Vladimir Putin se metió en un callejón sin salida y ni siquiera sabemos si quiere salir. Está atrapado, además, en una paradoja. Cuanto más gana, más pierde. La superioridad material de su ejército es incontrastable y no hay duda que, de continuar con el ataque, acabará doblegando la resistencia de los ucranianos. Sin embargo, el mundo es testigo de las aberraciones y la crueldad que ese avance supone. En su insensible ceguera, Putin podrá acabar tomando Kiev y las principales ciudades de Ucrania, pero su triunfo será la derrota más oprobiosa que pueda darse. El líder ruso ya es un paria. Y va camino de convertir a Rusia en un país paria. Cada metro que avanza mediante el estruendo de las bombas es para él, en verdad, un paso para atrás.
"Putin y Cristina Kirchner viven, cada uno a su modo, en un relato que en esencia es común a las autocracias del siglo XXI y le cabe tanto a Chávez como a Trump"
Los ucranianos viven su propia paradoja. En su resistencia, encarnan la fuerza de los que están dispuestos a defender la libertad poniendo en riesgo su propia vida. Su heroísmo exhibe, por contraste, el proceder inhumano de Putin y su ejército. Y despierta además el apoyo moral de la opinión pública occidental, junto con una gran asistencia material en armamento y pertrechos bélicos. Y acá viene la paradoja terrible: tal como están las cosas, cuanto más resistan los ucranianos, más destrucción y muerte habrán de sufrir. Darles armas es ayudarlos a defenderse, pero al mismo tiempo es condenarlos a una larga y penosa masacre, a un goteo ininterrumpido de muerte. La pregunta cobra entonces la urgencia de una súplica: ¿quién detendrá esta locura?

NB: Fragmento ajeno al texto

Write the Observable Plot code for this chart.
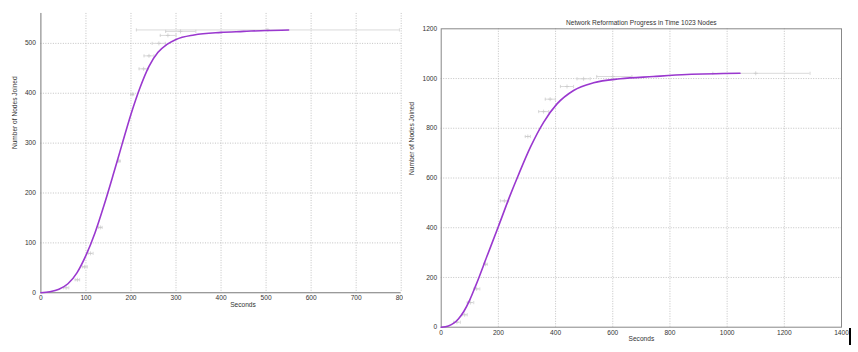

En otra escala, nuestro país vive su propia alienación, propiciada sobre todo por aquella que, como Putin, vive aferrada al relato y no advierte que las cosas ya no son como eran antes. Eso la deja tan sola y aislada como lo está el líder ruso. Y en un callejón sin salida análogo, porque también carece de plan.
Todo indica que Cristina Kirchner se fue a cuarteles de invierno a reformular su relato. A un simulacro le seguirá otro. El que se acabó de deshilachar con la fragmentación del oficialismo durante la votación del acuerdo con el Fondo sirvió para ganar las elecciones, pero no para gobernar. Y no sorprende, porque nunca hubo plan alguno. Solo la ambición de poder de tres socios que con justa razón se desconfían mutuamente, por decir lo menos, sobre los que se encaramó el resto del peronismo por mero instinto de supervivencia. Vivir en el engaño tiene costos. Durante este gobierno de la vicepresidenta (es su gobierno, no cabe duda, ella pergeñó el Frankenstein) el país ha sufrido su propia dosis de devastación, con importantes cuotas de sufrimiento.
Putin y Cristina Kirchner han elegido vivir, cada uno a su modo, en un relato que en esencia es común a las autocracias del siglo XXI, ya sean de izquierda o de derecha, y le cabe tanto a Chávez como a Trump. En el fondo, se trata de distintas expresiones de un mismo fenómeno: el populismo nacionalista de cuño narcisista, que niega la existencia del otro y aspira a la hegemonía.
En base a un cóctel de resentimiento y sed de venganza originado en humillaciones sufridas o percibidas, los líderes populistas diseñan un enemigo a medida al que le endilgan todos los males. Ese objeto del odio, por contraste, habilita la construcción ficticia de una identidad pura y cristalizada que encarnaría el bien y estimula el fanatismo en sus seguidores, en tanto les ofrece el cobijo de una falsa certeza. La polarización resultante, claro, redunda en sumisión a la figura idealizada del líder, que desde el espejismo del relato avanza hacia la concentración del poder y la destrucción de la ley. O hacia la destrucción a secas y en una alienación pavorosa, como ocurre con la invasión rusa a Ucrania. Una locura que es preciso detener.